— Task description —
Leave out the pictures, and retype only the lines from the beginning of the material through the line that contains "90000, interval: 10000", including both.
_ _ _ _ _
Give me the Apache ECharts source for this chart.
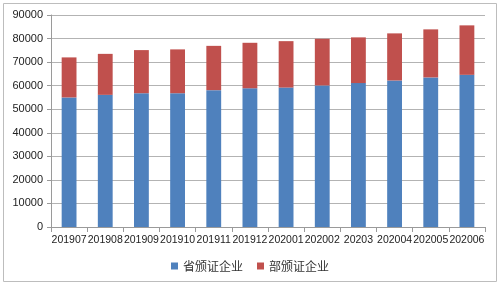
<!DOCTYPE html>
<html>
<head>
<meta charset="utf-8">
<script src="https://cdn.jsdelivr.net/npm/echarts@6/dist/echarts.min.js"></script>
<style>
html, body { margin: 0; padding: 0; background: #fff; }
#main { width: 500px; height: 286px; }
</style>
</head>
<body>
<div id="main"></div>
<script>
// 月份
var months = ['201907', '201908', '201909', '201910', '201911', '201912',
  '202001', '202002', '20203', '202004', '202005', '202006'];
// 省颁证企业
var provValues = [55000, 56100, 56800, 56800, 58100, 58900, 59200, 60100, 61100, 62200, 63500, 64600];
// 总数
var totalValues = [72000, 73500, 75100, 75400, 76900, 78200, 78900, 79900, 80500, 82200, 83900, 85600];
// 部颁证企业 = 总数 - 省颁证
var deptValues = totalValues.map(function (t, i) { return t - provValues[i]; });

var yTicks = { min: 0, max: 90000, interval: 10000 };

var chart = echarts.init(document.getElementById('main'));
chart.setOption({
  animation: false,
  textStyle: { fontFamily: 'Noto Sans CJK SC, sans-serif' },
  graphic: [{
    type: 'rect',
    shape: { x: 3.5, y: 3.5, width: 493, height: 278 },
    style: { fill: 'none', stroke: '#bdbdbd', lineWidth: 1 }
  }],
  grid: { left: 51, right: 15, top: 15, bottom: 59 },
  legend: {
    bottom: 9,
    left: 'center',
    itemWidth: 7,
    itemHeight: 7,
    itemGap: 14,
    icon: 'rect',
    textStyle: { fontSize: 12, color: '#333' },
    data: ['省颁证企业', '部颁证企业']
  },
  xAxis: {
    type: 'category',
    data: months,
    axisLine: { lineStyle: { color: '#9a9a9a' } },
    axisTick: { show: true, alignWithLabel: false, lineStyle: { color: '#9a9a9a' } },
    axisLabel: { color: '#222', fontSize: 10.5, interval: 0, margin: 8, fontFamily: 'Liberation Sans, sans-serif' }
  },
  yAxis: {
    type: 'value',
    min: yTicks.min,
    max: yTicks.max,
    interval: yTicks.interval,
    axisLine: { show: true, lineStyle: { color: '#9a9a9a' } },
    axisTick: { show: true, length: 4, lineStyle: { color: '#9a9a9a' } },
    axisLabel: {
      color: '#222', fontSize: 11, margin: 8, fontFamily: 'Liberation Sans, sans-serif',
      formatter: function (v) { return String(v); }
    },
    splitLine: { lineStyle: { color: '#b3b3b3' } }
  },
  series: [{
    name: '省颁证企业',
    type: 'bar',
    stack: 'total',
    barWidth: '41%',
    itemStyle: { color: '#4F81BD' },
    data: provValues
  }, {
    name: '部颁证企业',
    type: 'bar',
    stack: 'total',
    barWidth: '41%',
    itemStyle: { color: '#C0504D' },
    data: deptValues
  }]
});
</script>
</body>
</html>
_ _ _ _ _
— Right answer —
Give me the Apache ECharts source for this chart.
<!DOCTYPE html>
<html>
<head>
<meta charset="utf-8">
<script src="https://cdn.jsdelivr.net/npm/echarts@6/dist/echarts.min.js"></script>
<style>
html, body { margin: 0; padding: 0; background: #fff; }
#main { width: 500px; height: 286px; }
</style>
</head>
<body>
<div id="main"></div>
<script>
// 月份
var months = ['201907', '201908', '201909', '201910', '201911', '201912',
  '202001', '202002', '20203', '202004', '202005', '202006'];
// 省颁证企业
var provValues = [55000, 56100, 56800, 56800, 58100, 58900, 59200, 60100, 61100, 62200, 63500, 64600];
// 总数
var totalValues = [72000, 73500, 75100, 75400, 76900, 78200, 78900, 79900, 80500, 82200, 83900, 85600];
// 部颁证企业 = 总数 - 省颁证
var deptValues = totalValues.map(function (t, i) { return t - provValues[i]; });

var yTicks = { min: 0, max: 90000, interval: 10000 };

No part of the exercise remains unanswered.